## Directive
Write out the material again exactly, please, and omit the pictures.
START Provided material
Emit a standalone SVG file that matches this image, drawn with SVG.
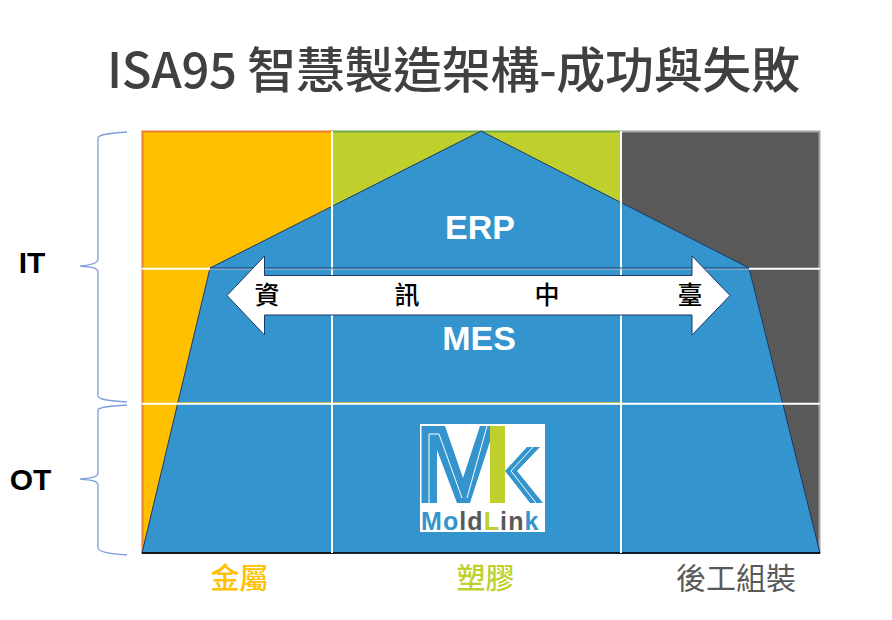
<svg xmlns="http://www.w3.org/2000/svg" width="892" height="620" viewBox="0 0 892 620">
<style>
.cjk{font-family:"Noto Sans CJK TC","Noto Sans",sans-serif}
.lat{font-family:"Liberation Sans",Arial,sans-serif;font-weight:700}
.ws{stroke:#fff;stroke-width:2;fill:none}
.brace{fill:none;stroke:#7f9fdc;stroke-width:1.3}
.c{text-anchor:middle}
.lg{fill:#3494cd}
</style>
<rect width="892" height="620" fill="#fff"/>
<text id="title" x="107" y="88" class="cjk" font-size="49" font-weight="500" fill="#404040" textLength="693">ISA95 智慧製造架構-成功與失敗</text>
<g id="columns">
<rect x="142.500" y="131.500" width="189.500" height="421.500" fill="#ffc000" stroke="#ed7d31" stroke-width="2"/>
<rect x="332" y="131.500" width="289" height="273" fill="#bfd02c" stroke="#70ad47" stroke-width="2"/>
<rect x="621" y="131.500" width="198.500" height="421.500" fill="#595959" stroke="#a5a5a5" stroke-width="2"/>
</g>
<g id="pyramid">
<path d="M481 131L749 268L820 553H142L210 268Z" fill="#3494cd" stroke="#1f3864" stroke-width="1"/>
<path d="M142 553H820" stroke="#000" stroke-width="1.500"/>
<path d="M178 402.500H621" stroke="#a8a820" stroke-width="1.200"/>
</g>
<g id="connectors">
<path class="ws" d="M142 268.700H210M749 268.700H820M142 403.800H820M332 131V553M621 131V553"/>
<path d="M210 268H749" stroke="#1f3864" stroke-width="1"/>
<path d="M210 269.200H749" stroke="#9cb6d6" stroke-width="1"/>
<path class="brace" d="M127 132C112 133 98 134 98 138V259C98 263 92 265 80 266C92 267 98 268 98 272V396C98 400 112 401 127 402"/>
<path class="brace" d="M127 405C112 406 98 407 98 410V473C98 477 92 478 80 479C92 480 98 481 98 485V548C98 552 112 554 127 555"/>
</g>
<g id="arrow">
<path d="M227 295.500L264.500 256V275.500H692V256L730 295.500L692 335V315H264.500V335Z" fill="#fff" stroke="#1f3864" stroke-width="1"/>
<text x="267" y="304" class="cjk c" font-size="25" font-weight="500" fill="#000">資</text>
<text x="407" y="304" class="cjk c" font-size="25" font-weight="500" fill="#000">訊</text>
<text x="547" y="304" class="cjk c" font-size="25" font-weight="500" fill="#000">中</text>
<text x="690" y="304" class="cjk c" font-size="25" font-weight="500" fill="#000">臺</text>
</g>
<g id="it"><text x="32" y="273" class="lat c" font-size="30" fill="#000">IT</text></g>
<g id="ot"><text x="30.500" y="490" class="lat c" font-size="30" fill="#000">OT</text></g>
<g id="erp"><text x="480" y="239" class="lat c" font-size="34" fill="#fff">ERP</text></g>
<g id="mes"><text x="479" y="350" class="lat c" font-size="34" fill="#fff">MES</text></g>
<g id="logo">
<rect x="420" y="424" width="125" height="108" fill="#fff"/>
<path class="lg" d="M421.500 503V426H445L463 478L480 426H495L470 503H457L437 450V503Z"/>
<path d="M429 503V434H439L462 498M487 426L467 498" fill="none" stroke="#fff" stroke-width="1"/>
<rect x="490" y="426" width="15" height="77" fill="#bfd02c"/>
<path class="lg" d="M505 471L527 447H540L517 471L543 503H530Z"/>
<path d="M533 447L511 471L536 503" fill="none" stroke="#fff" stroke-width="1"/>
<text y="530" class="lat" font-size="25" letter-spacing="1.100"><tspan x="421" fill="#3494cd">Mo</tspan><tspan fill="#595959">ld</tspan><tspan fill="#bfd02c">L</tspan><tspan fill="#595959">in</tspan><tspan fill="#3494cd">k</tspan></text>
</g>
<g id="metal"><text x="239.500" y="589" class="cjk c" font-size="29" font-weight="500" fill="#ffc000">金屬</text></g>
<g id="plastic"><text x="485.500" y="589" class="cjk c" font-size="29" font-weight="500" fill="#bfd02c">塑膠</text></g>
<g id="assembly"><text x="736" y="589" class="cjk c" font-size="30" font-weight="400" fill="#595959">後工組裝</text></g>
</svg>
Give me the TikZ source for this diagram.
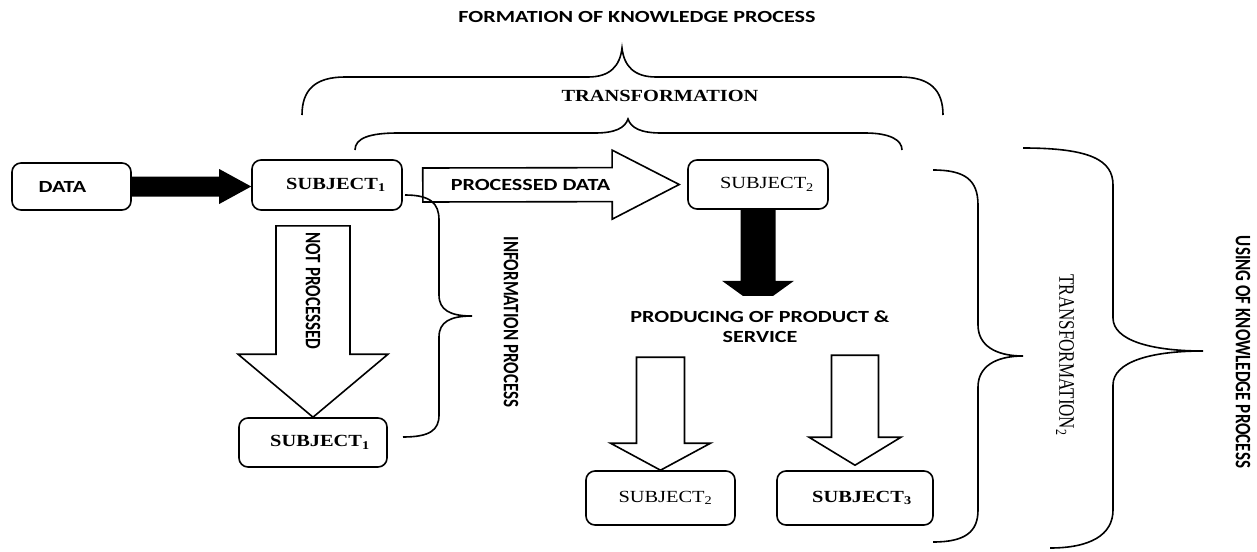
END Provided material
## Output for this task
Emit a standalone SVG file that matches this image, drawn with SVG.
<svg xmlns="http://www.w3.org/2000/svg" width="892" height="620" viewBox="0 0 892 620">
<style>
.cjk{font-family:"Noto Sans CJK TC","Noto Sans",sans-serif}
.lat{font-family:"Liberation Sans",Arial,sans-serif;font-weight:700}
.ws{stroke:#fff;stroke-width:2;fill:none}
.brace{fill:none;stroke:#7f9fdc;stroke-width:1.3}
.c{text-anchor:middle}
.lg{fill:#3494cd}
</style>
<rect width="892" height="620" fill="#fff"/>
<text id="title" x="107" y="88" class="cjk" font-size="49" font-weight="500" fill="#404040" textLength="693">ISA95 智慧製造架構-成功與失敗</text>
<g id="columns">
<rect x="142.500" y="131.500" width="189.500" height="421.500" fill="#ffc000" stroke="#ed7d31" stroke-width="2"/>
<rect x="332" y="131.500" width="289" height="273" fill="#bfd02c" stroke="#70ad47" stroke-width="2"/>
<rect x="621" y="131.500" width="198.500" height="421.500" fill="#595959" stroke="#a5a5a5" stroke-width="2"/>
</g>
<g id="pyramid">
<path d="M481 131L749 268L820 553H142L210 268Z" fill="#3494cd" stroke="#1f3864" stroke-width="1"/>
<path d="M142 553H820" stroke="#000" stroke-width="1.500"/>
<path d="M178 402.500H621" stroke="#a8a820" stroke-width="1.200"/>
</g>
<g id="connectors">
<path class="ws" d="M142 268.700H210M749 268.700H820M142 403.800H820M332 131V553M621 131V553"/>
<path d="M210 268H749" stroke="#1f3864" stroke-width="1"/>
<path d="M210 269.200H749" stroke="#9cb6d6" stroke-width="1"/>
<path class="brace" d="M127 132C112 133 98 134 98 138V259C98 263 92 265 80 266C92 267 98 268 98 272V396C98 400 112 401 127 402"/>
<path class="brace" d="M127 405C112 406 98 407 98 410V473C98 477 92 478 80 479C92 480 98 481 98 485V548C98 552 112 554 127 555"/>
</g>
<g id="arrow">
<path d="M227 295.500L264.500 256V275.500H692V256L730 295.500L692 335V315H264.500V335Z" fill="#fff" stroke="#1f3864" stroke-width="1"/>
<text x="267" y="304" class="cjk c" font-size="25" font-weight="500" fill="#000">資</text>
<text x="407" y="304" class="cjk c" font-size="25" font-weight="500" fill="#000">訊</text>
<text x="547" y="304" class="cjk c" font-size="25" font-weight="500" fill="#000">中</text>
<text x="690" y="304" class="cjk c" font-size="25" font-weight="500" fill="#000">臺</text>
</g>
<g id="it"><text x="32" y="273" class="lat c" font-size="30" fill="#000">IT</text></g>
<g id="ot"><text x="30.500" y="490" class="lat c" font-size="30" fill="#000">OT</text></g>
<g id="erp"><text x="480" y="239" class="lat c" font-size="34" fill="#fff">ERP</text></g>
<g id="mes"><text x="479" y="350" class="lat c" font-size="34" fill="#fff">MES</text></g>
<g id="logo">
<rect x="420" y="424" width="125" height="108" fill="#fff"/>
<path class="lg" d="M421.500 503V426H445L463 478L480 426H495L470 503H457L437 450V503Z"/>
<path d="M429 503V434H439L462 498M487 426L467 498" fill="none" stroke="#fff" stroke-width="1"/>
<rect x="490" y="426" width="15" height="77" fill="#bfd02c"/>
<path class="lg" d="M505 471L527 447H540L517 471L543 503H530Z"/>
<path d="M533 447L511 471L536 503" fill="none" stroke="#fff" stroke-width="1"/>
<text y="530" class="lat" font-size="25" letter-spacing="1.100"><tspan x="421" fill="#3494cd">Mo</tspan><tspan fill="#595959">ld</tspan><tspan fill="#bfd02c">L</tspan><tspan fill="#595959">in</tspan><tspan fill="#3494cd">k</tspan></text>
</g>
<g id="metal"><text x="239.500" y="589" class="cjk c" font-size="29" font-weight="500" fill="#ffc000">金屬</text></g>
<g id="plastic"><text x="485.500" y="589" class="cjk c" font-size="29" font-weight="500" fill="#bfd02c">塑膠</text></g>
<g id="assembly"><text x="736" y="589" class="cjk c" font-size="30" font-weight="400" fill="#595959">後工組裝</text></g>
</svg>
Give me the TikZ source for this diagram.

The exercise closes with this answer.